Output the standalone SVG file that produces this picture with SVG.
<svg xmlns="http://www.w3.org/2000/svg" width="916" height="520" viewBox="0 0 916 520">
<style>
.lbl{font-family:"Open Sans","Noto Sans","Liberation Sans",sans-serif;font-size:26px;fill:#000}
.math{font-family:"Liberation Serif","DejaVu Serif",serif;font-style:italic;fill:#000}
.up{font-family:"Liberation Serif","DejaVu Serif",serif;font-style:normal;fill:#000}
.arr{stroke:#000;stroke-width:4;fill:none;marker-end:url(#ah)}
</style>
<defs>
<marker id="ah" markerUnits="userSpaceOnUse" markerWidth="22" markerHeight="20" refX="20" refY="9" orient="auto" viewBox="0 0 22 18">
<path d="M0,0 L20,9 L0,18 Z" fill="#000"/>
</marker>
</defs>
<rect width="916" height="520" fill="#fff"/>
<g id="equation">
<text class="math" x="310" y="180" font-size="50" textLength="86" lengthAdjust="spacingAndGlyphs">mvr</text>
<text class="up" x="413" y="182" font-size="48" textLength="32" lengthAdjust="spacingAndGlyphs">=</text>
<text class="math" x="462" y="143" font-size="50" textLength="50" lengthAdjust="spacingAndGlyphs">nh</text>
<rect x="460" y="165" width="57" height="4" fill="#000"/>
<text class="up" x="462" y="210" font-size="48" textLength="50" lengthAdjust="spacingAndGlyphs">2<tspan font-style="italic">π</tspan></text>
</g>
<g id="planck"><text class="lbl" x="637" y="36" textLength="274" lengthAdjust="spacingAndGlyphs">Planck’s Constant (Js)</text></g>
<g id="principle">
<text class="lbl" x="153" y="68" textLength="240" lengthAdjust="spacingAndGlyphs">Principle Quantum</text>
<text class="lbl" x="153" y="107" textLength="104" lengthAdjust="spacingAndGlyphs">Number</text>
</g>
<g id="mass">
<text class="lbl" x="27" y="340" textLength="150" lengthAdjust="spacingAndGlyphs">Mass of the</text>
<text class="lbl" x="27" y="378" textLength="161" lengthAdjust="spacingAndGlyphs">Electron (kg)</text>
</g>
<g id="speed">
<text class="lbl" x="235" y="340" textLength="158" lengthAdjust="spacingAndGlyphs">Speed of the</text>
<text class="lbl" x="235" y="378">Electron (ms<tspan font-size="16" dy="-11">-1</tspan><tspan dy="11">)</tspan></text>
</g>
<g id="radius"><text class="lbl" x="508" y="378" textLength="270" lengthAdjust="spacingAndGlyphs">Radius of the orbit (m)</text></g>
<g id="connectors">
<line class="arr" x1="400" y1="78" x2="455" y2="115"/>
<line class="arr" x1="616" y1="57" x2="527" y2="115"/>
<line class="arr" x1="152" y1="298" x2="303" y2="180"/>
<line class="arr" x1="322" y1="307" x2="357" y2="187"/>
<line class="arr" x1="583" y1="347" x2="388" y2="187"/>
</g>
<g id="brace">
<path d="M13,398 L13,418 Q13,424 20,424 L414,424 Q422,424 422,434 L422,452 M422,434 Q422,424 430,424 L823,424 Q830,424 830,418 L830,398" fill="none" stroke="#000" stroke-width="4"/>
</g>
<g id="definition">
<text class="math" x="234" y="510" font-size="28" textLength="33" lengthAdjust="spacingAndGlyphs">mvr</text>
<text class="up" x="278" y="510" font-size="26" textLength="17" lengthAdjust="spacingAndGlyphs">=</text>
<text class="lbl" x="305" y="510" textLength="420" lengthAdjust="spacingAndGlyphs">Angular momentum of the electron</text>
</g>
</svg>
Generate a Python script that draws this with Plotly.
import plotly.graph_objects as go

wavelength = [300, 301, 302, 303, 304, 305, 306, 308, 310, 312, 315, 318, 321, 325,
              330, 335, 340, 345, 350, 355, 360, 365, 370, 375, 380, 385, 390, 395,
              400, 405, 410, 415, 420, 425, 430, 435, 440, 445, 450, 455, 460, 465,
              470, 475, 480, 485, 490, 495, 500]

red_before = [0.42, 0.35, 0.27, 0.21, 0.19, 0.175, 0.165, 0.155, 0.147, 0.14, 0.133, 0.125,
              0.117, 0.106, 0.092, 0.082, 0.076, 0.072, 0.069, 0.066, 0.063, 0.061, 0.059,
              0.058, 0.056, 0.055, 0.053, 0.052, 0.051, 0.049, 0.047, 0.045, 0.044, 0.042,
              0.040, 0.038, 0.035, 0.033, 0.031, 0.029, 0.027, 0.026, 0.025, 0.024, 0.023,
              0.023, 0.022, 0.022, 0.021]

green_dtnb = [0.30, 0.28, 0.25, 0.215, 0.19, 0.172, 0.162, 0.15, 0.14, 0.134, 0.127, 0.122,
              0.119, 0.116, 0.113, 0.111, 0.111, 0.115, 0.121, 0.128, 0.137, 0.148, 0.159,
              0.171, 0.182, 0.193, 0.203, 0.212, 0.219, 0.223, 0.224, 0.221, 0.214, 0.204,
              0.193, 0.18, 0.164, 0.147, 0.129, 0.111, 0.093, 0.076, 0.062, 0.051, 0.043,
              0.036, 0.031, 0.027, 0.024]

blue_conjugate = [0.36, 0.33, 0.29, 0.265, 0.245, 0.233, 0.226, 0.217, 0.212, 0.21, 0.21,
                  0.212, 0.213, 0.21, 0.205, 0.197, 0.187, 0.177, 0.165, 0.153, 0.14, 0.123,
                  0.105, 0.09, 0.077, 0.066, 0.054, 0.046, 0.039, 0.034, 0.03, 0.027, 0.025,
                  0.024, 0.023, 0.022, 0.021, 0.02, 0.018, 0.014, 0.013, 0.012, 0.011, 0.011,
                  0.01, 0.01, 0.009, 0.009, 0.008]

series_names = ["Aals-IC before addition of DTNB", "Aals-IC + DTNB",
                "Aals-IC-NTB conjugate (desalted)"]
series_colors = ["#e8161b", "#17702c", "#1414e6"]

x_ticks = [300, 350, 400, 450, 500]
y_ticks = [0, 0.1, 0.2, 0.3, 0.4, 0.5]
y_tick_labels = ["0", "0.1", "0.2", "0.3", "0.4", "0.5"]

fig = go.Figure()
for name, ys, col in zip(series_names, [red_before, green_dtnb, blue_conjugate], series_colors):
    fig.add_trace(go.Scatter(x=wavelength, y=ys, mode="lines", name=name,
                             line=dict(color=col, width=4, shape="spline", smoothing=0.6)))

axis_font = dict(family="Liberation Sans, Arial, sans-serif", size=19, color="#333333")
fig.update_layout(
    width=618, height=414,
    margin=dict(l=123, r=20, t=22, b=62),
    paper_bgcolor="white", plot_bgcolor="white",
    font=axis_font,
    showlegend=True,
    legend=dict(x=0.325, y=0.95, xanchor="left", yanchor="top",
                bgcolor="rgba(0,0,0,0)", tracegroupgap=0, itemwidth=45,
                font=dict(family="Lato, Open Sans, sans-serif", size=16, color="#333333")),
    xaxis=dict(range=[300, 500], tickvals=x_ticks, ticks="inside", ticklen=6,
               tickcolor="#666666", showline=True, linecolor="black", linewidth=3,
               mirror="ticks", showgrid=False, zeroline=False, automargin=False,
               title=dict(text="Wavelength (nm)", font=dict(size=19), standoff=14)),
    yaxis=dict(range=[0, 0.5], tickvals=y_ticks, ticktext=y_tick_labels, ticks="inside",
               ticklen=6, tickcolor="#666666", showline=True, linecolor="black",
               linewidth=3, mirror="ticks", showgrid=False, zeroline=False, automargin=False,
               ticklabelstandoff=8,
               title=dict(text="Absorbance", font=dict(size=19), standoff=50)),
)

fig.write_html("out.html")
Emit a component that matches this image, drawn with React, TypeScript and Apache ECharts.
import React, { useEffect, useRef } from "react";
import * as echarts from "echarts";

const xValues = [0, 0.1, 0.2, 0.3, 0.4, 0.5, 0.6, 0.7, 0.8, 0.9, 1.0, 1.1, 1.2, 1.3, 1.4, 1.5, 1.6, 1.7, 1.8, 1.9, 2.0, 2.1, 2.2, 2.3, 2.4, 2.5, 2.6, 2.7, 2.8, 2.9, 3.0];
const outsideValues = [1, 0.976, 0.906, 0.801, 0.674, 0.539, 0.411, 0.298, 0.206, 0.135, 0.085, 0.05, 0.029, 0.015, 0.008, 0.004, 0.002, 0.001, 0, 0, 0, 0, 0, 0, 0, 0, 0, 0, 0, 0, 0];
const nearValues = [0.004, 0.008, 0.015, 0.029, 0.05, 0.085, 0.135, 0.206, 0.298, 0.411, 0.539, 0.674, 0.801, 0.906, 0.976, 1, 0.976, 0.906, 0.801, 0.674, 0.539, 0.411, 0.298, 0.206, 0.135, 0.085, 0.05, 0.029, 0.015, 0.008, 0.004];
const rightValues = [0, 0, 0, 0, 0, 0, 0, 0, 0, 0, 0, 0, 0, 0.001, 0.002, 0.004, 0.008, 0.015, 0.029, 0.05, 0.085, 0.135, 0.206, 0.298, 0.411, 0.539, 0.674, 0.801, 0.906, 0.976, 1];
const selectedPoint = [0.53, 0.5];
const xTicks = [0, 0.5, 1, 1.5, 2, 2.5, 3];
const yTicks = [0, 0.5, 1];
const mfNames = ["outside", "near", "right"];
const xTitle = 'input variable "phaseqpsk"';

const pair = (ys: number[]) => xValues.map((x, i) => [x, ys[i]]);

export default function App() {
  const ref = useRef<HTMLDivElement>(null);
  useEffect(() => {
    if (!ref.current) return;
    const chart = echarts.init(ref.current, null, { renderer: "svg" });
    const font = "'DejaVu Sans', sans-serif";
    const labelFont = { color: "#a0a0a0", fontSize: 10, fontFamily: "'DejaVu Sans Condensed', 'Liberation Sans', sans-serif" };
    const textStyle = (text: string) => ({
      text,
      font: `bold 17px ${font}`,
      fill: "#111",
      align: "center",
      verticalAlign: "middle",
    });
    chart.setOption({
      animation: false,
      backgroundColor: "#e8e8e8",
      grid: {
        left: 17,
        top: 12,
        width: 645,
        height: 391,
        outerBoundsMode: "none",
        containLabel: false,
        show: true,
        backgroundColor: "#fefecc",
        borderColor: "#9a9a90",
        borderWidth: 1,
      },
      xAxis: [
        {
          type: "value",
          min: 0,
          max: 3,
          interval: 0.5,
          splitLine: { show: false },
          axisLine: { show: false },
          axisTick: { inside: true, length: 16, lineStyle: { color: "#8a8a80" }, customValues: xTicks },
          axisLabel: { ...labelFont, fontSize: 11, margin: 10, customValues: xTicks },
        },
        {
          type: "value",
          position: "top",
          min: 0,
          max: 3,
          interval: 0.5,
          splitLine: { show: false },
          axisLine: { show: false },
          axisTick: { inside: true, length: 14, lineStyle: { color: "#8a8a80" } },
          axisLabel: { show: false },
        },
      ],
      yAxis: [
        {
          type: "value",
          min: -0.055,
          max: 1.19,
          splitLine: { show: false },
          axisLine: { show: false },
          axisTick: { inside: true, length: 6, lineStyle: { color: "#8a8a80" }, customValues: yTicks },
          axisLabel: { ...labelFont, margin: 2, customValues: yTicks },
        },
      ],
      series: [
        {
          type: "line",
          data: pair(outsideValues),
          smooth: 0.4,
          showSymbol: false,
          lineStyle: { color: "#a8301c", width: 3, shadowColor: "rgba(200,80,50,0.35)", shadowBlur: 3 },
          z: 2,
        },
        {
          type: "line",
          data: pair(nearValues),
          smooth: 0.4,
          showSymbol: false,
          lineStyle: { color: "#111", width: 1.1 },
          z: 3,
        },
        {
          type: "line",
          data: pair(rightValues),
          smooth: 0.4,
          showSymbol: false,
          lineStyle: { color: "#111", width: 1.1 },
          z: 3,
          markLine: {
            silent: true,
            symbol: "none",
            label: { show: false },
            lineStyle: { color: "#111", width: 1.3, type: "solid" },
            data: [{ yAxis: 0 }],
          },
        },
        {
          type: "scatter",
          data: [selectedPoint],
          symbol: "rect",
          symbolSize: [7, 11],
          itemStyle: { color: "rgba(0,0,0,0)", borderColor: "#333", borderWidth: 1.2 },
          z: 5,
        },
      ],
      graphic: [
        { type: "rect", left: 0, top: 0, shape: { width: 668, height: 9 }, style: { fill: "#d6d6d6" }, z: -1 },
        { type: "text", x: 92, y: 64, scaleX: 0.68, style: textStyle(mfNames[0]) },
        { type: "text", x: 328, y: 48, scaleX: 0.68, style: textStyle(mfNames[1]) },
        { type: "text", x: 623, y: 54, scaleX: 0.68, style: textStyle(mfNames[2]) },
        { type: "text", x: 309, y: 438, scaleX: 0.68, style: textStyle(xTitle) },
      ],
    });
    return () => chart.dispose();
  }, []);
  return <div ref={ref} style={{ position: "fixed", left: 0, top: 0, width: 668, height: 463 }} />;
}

┄┄┄┄┄┄

Your task is to output exactly the lines from the one with "Generate a Python" through the one with "0.023, 0.022, 0.022, 0.021]", counting both ends.

Generate a Python script that draws this with Plotly.
import plotly.graph_objects as go

wavelength = [300, 301, 302, 303, 304, 305, 306, 308, 310, 312, 315, 318, 321, 325,
              330, 335, 340, 345, 350, 355, 360, 365, 370, 375, 380, 385, 390, 395,
              400, 405, 410, 415, 420, 425, 430, 435, 440, 445, 450, 455, 460, 465,
              470, 475, 480, 485, 490, 495, 500]

red_before = [0.42, 0.35, 0.27, 0.21, 0.19, 0.175, 0.165, 0.155, 0.147, 0.14, 0.133, 0.125,
              0.117, 0.106, 0.092, 0.082, 0.076, 0.072, 0.069, 0.066, 0.063, 0.061, 0.059,
              0.058, 0.056, 0.055, 0.053, 0.052, 0.051, 0.049, 0.047, 0.045, 0.044, 0.042,
              0.040, 0.038, 0.035, 0.033, 0.031, 0.029, 0.027, 0.026, 0.025, 0.024, 0.023,
              0.023, 0.022, 0.022, 0.021]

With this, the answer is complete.